Arabic Language Initiative gets off the ground

Chief Global Development Officer Barry Newstead at the Arabnet digital summit. The presentation can be accessed here.

The Wikimedia Foundation's Arabic Language Initiative to boost participation in Arabic language projects made progress at the end of March, as Moushira Elamrawy, Consultant for the Arabic Language Initiative, reported on the Wikimedia blog on April 6.

She and the Chief Global Development Officer Barry Newstead conducted a series of outreach visits to local Wikimedia communities, conferences, NGOs, educational and research institutions in Egypt, Jordan, Lebanon, and Morocco. Among the events in the North African kingdom was a consultation with a potential GLAM partner, the Moroccan Bibliothèque Générale et Archives.

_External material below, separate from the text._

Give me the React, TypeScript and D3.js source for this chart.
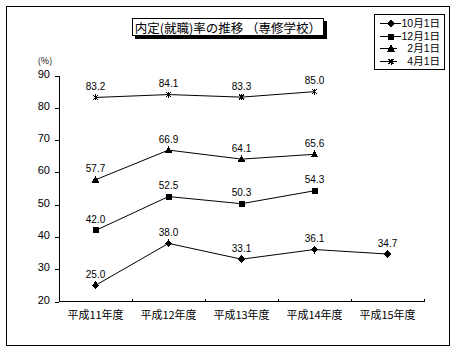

Notably, while in Cairo, Newstead took part in a meeting on the nascent Cairo Education Pilot (in preparation since October 2011). The program is being conducted during the 2012 spring semester (February to June), at Ain Shams University and Cairo University. Documentation of the results is scheduled until the end of June.

Brief notes

  • Call for POTY organizers: Mono, coordinator of the sixth annual Picture of the Year contest on Wikimedia Commons, has issued a call for volunteers for this year's organising committee. The contest, held since 2006, is a volunteer-run event that aims to identify the best freely licensed image promoted to featured status in a given year; this year's event will cover images uploaded in 2011. Last year's POTY counted a sum total of 2,463 votes; committee members are expected to help in "set[ting] up contest pages, posting messages in relevant locations, translating interface messages, assisting voters, and counting votes". Interested editors are invited to fill out the application form.
  • Creative Commons 4.0: On April 2, Creative Commons, whose CC-BY-SA license has powered Wikipedia since June 2009, announced the release of the first draft of CC 4.0. According to the development timeline, the first opportunity for public input – either via the mailing list or the wiki – is open until May 2.
  • Board Q&A: The Board of Trustees has issued a Q&A document about its recently published fundraising and funds dissemination resolutions (Signpost coverage). The document is divided into three sections: one is an overview of the board process leading up to the decision and its summary, while the other two deal with specific questions (some already asked, some anticipated) about the resolutions. Discussions are directed towards the resolution talk page.
  • Wikidata office hours: The Wikidata team (whom the Signpost interviewed elsewhere in this issue) held their first office hours on April 5; the log has been published.
  • Teahouse, AFT, and Triage updates: The metrics summary for the Teahouse project to date has been published, showing visitor statistics and feedback. Updates regarding the Article Feedback Tool include an announcement of new office hours by liaison Okeyes (WMF), as well as the release of instructions for feedback evaluation on Version 5 of the project. Elsewhere, feedback is requested on the New Page Triage talkpage.
  • New administrators: The Signpost welcomes our newest administrator, Yngvadottir, "an experienced clean-up editor [with] a long history of rescuing/improving bad articles, often taking articles from AfD to the front page." Following her successful nomination, she plans to be most active at did you know?.
  • Milestones this week: The Nepali Wikipedia has reached 250,000 page edits, Mediawiki has reached 100 administrators, the Japanese Wikipedia has reached 800,000 articles, and the French Wikipedia has reached a total of 5,000,000 pages.

Wikipedia:Wikipedia Signpost/2012-04-09/Serendipity Wikipedia:Wikipedia Signpost/2012-04-09/Op-ed Wikipedia:Wikipedia Signpost/2012-04-09/In focus


2012-04-09

Arbitration evidence-limit motions, two open cases

The Arbitration Committee opened one case this week, bringing the number of open cases to two.

Open cases

This newly opened case involves accusations of disruptive editing against Rich Farmbrough. Specifically, concerns have been raised about the editor and bot policies. Arbitrator Hersfold originally filed the case, which the committee chose to accept on 4 April. Hersfold and Elen of the Roads (who had blocked Rich Farmbrough) have both recused from participation in the case.

Arbitrator Newyorkbrad is drafting a proposed decision, expected in about a month's time. Until then, evidence submissions and workshop proposals are permitted until 25 April. There have already been several such submissions in the past week.

A review was opened of the Race and intelligence case as a compromise between opening a new case and ruling by motion. The review is intended to be a simplified form of a full case and will cover conduct issues that have purportedly arisen since the closure of the 2010 case. Over the past week several editors submitted specific evidence at the request of the committee. While the posting of the complete proposed decision is expected in the next few days, several proposed principles have already been posted.

Other requests and committee action

  • The Arbitration Committee has begun voting on a series of proposals to change the limits for evidence submissions in cases. At the time of publication, no motion had passed.